We use an init container that copies the supervisor binary from a container image into an emptyDir volume shared with the agent container:

initContainers:
  - name: supervisor-init
    image: ghcr.io/nvidia/openshell-community/supervisor:latest
    command: ["cp", "/usr/local/bin/openshell-sandbox", "/opt/openshell/bin/"]
    volumeMounts:
      - name: supervisor-bin
        mountPath: /opt/openshell/bin

containers:
  - name: agent
    command: ["/opt/openshell/bin/openshell-sandbox"]
    volumeMounts:
      - name: supervisor-bin
        mountPath: /opt/openshell/bin
        readOnly: true

volumes:
  - name: supervisor-bin
    emptyDir: {}

Trade-offs

hostPath (upstream) Init container (ours)
SCC requirement Needs hostPath access (custom or privileged SCC) Works without hostPath
Node pre-staging Required (DaemonSet or baked into node image) Not required
Cold start cost None (binary already on node) One cp command (~15MB, <1 second)
Image pull None (binary on node filesystem) One pull per node (cached after first)
Supervisor version Tied to what's on the node Tied to init container image tag
BYOC compatibility Works with any agent image Works with any agent image
Operational overhead DaemonSet lifecycle, node affinity, SCC exceptions None beyond the init container

The init container approach trades a negligible cold start cost (copying one binary) for significantly simpler operations on OpenShift. No DaemonSet, no node access, no SCC exceptions for the delivery mechanism.
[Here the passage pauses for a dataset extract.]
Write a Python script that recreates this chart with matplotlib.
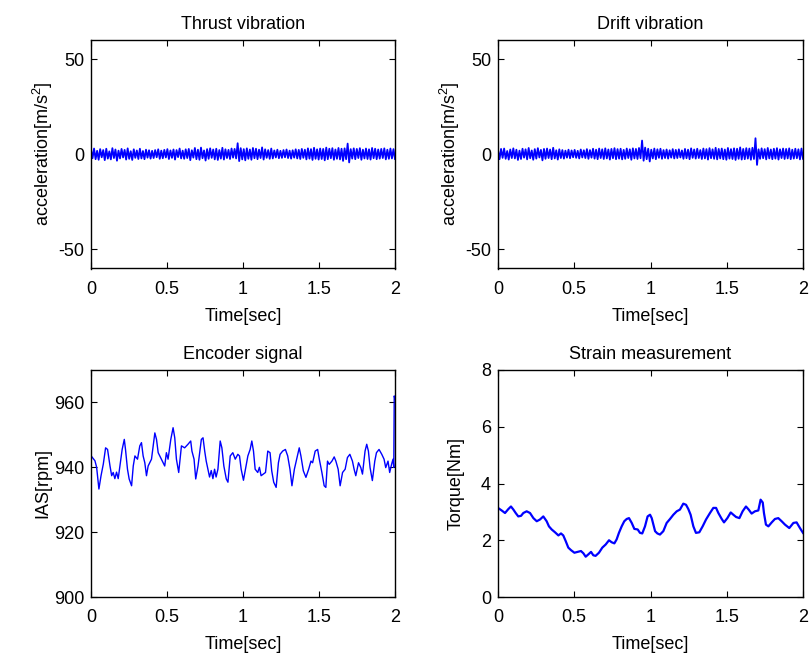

Note: the agent container itself still requires elevated capabilities (SYS_ADMIN, NET_ADMIN, SYS_PTRACE, SYSLOG) for the supervisor to create network namespaces and install Landlock/seccomp. This requires a custom SCC regardless of the supervisor delivery method. The init container approach eliminates the additional SCC exception that hostPath would require on top of the capabilities.